Brief:
Leave the pictures out and transcribe every record exactly.
═══ Dataset extract
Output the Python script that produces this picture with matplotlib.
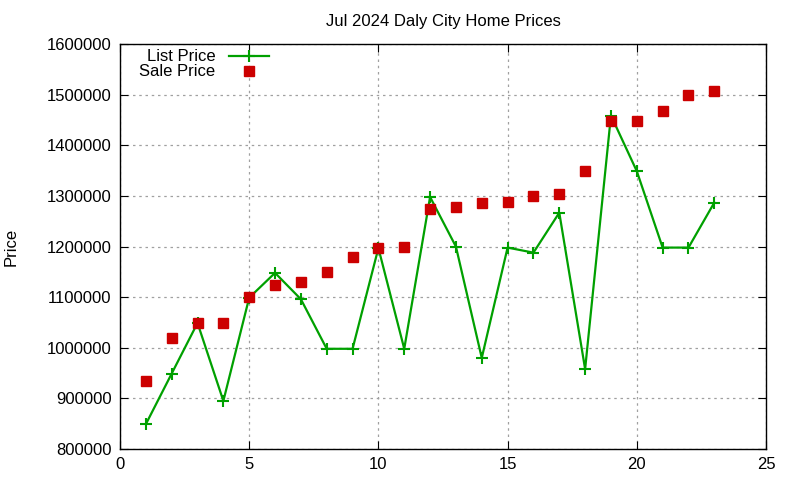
import numpy as np
import matplotlib.pyplot as plt

plt.rcParams['font.family'] = ['Liberation Sans', 'DejaVu Sans']

# Data
day = list(range(1, 24))
list_price = [849000, 949000, 1049000, 895000, 1099000, 1148000, 1096000, 998000,
              998000, 1197000, 998000, 1298000, 1200000, 980000, 1198000, 1188000,
              1267000, 958000, 1459000, 1349000, 1198000, 1198000, 1287000]
sale_price = [934000, 1019000, 1049000, 1049000, 1100000, 1124000, 1130000, 1150000,
              1180000, 1198000, 1200000, 1274000, 1279000, 1287000, 1289000, 1300000,
              1304000, 1350000, 1449000, 1449000, 1468000, 1500000, 1508000]
x_ticks = [0, 5, 10, 15, 20, 25]
y_ticks = [800000, 900000, 1000000, 1100000, 1200000, 1300000, 1400000, 1500000, 1600000]

fig = plt.figure(figsize=(8, 4.8), dpi=100)
ax = fig.add_axes([0.15, 0.0646, 0.8075, 0.8434])

ax.plot(day, list_price, color='#00a000', linewidth=1.6, marker='+',
        markersize=8, markeredgewidth=1.5, label='List Price')
ax.plot(day, sale_price, linestyle='none', color='#cc0000', marker='s',
        markersize=7, label='Sale Price')

ax.set_xlim(0, 25)
ax.set_ylim(800000, 1600000)
ax.set_xticks(x_ticks)
ax.set_yticks(y_ticks)
ax.set_yticklabels([str(v) for v in y_ticks])
ax.tick_params(direction='in', top=True, right=True, labelsize=12, length=6, pad=6)

ax.grid(color='#a0a0a0', linestyle=(0, (2, 3)), linewidth=0.9)
for s in ax.spines.values():
    s.set_linewidth(1)

ax.set_title('Jul 2024 Daly City Home Prices', fontsize=12, pad=13)
ax.set_ylabel('Price', fontsize=12, labelpad=20)

leg = ax.legend(loc='upper left', bbox_to_anchor=(0.009, 1.02), frameon=False,
                markerfirst=False, fontsize=12, handlelength=2.4,
                labelspacing=0.0, borderpad=0.3, handletextpad=0.8)
for t in leg.get_texts():
    t.set_ha('right')

fig.savefig('out.png')
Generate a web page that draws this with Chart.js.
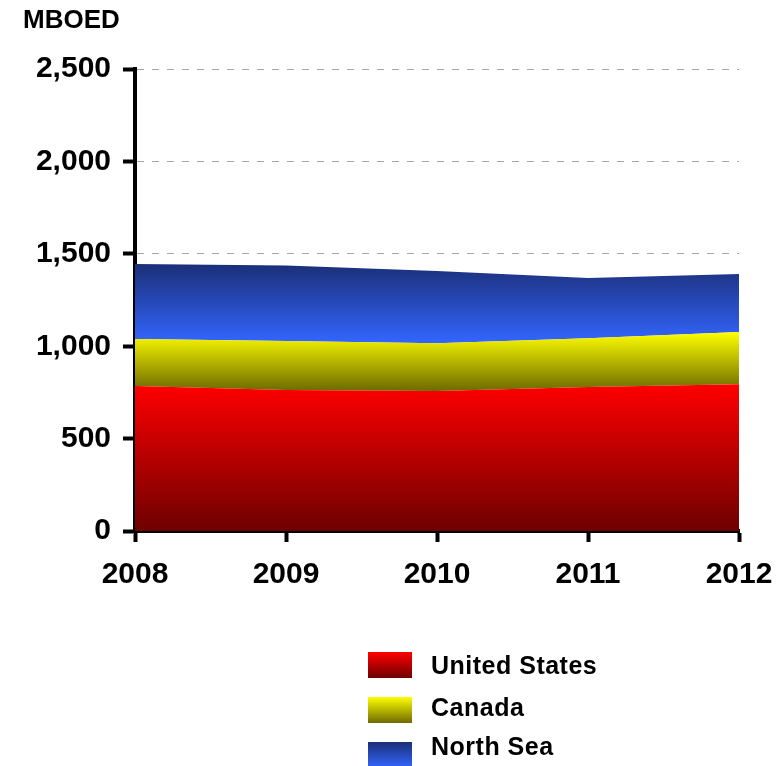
══════
Exercise answer:
Output the Python script that produces this picture with matplotlib.
import numpy as np
import matplotlib.pyplot as plt

plt.rcParams['font.family'] = ['Liberation Sans', 'DejaVu Sans']

# Data
day = list(range(1, 24))
list_price = [849000, 949000, 1049000, 895000, 1099000, 1148000, 1096000, 998000,
              998000, 1197000, 998000, 1298000, 1200000, 980000, 1198000, 1188000,
              1267000, 958000, 1459000, 1349000, 1198000, 1198000, 1287000]
sale_price = [934000, 1019000, 1049000, 1049000, 1100000, 1124000, 1130000, 1150000,
              1180000, 1198000, 1200000, 1274000, 1279000, 1287000, 1289000, 1300000,
              1304000, 1350000, 1449000, 1449000, 1468000, 1500000, 1508000]
x_ticks = [0, 5, 10, 15, 20, 25]
y_ticks = [800000, 900000, 1000000, 1100000, 1200000, 1300000, 1400000, 1500000, 1600000]

fig = plt.figure(figsize=(8, 4.8), dpi=100)
ax = fig.add_axes([0.15, 0.0646, 0.8075, 0.8434])

ax.plot(day, list_price, color='#00a000', linewidth=1.6, marker='+',
        markersize=8, markeredgewidth=1.5, label='List Price')
ax.plot(day, sale_price, linestyle='none', color='#cc0000', marker='s',
        markersize=7, label='Sale Price')

ax.set_xlim(0, 25)
ax.set_ylim(800000, 1600000)
ax.set_xticks(x_ticks)
ax.set_yticks(y_ticks)
ax.set_yticklabels([str(v) for v in y_ticks])
ax.tick_params(direction='in', top=True, right=True, labelsize=12, length=6, pad=6)

ax.grid(color='#a0a0a0', linestyle=(0, (2, 3)), linewidth=0.9)
for s in ax.spines.values():
    s.set_linewidth(1)

ax.set_title('Jul 2024 Daly City Home Prices', fontsize=12, pad=13)
ax.set_ylabel('Price', fontsize=12, labelpad=20)

leg = ax.legend(loc='upper left', bbox_to_anchor=(0.009, 1.02), frameon=False,
                markerfirst=False, fontsize=12, handlelength=2.4,
                labelspacing=0.0, borderpad=0.3, handletextpad=0.8)
for t in leg.get_texts():
    t.set_ha('right')

fig.savefig('out.png')
Generate a web page that draws this with Chart.js.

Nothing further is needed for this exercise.